Web lists-archives.com

Re: Large object issue (Windows)

On 05/03/2019 03:35, brian m. carlson wrote:
On Mon, Mar 04, 2019 at 07:04:02PM -0500, Patrick Hogg wrote:
Hi all,

While investigating the last issue I reported (and fixed) I was trying
to come up with a good test case for repos with large objects. In the
process I found an issue on Windows with objects at least 4g large:

git init test
cd test
echo "*.exe binary" > .gitattributes
truncate -s 4g nullbytes.exe
git stage .
git commit -m "Test"
# This will break, complaining that the object is corrupt.
git fsck --full
# This will also break, complaining that the object is corrupt.
#git gc

I did some investigation and I think that this is a porting issue.
unpack_object_header_buffer in packfile.c uses an unsigned long for the
size. On Linux this will be 64 bits (at least on the Linux systems I've
tried) but on Windows it's 32 bits. The code then decides that the
object header is bad and bombs. However, if I move the repo to a Linux
machine it can handle the data just fine. (And ironically git generated
the object header when storing the object!)

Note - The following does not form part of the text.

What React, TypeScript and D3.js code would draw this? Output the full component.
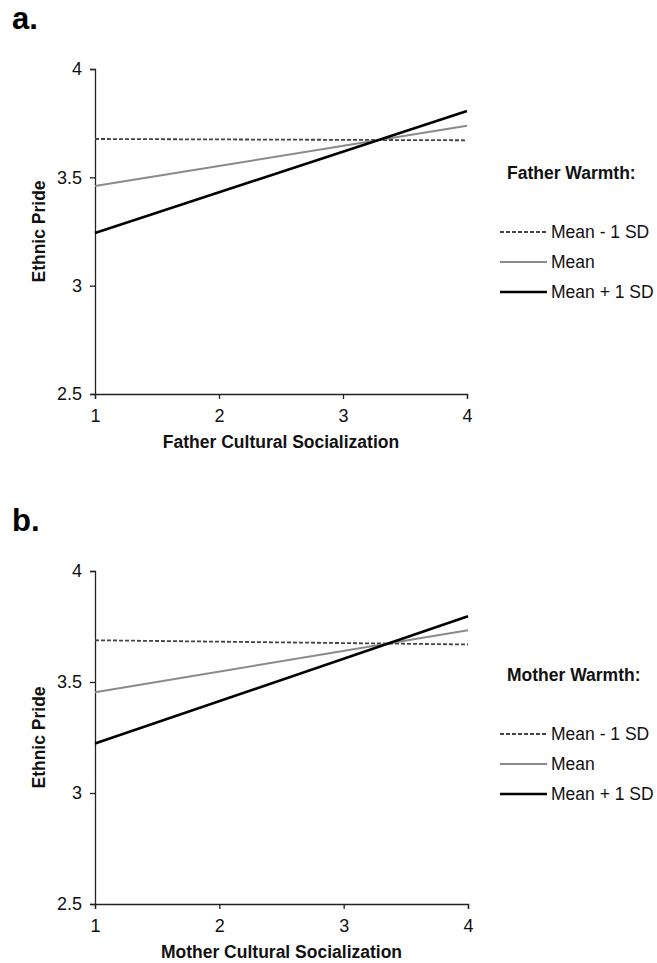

Is there any reason not to switch the unsigned longs in
unpack_object_header_buffer (and its callers, wherever that may lead)
to uint64_t? (Or any potential pitfalls in doing so that I would need
to look out for?)
It's known that there are several problems with this, affecting various
parts of the code. Patches to fix this are of course welcome.

I think we've chosen to specify size_t for values which are stored
entirely in memory, since a buffer can't be larger than this size, and
off_t for sizes which refer to files or object sizes. The latter will be
64-bit on 32-bit systems when compiled with _FILE_OFFSET_BITS set to 64,
while the former will be 32-bit.

Hi Patrick,

There is also a thread on the Git-for-Windows list at https://github.com/git-for-windows/git/issues/1063 and also here at https://public-inbox.org/git/994568940.109648.1548957557643@xxxxxxxxxxxxxxxx/

Part of the issues is that zlib on windows 'sort of' fails to do >4Gb - see their FAQ32 - in that the length value is only 'long' which is only 32 bit, while in fact the zlib copes fine but returns a length modulo that limit.

Trying to get all the places that should be upcast to size_t (ptr) or ptdiff_t rather than coerced down to windows 32bit long is part of the struggle.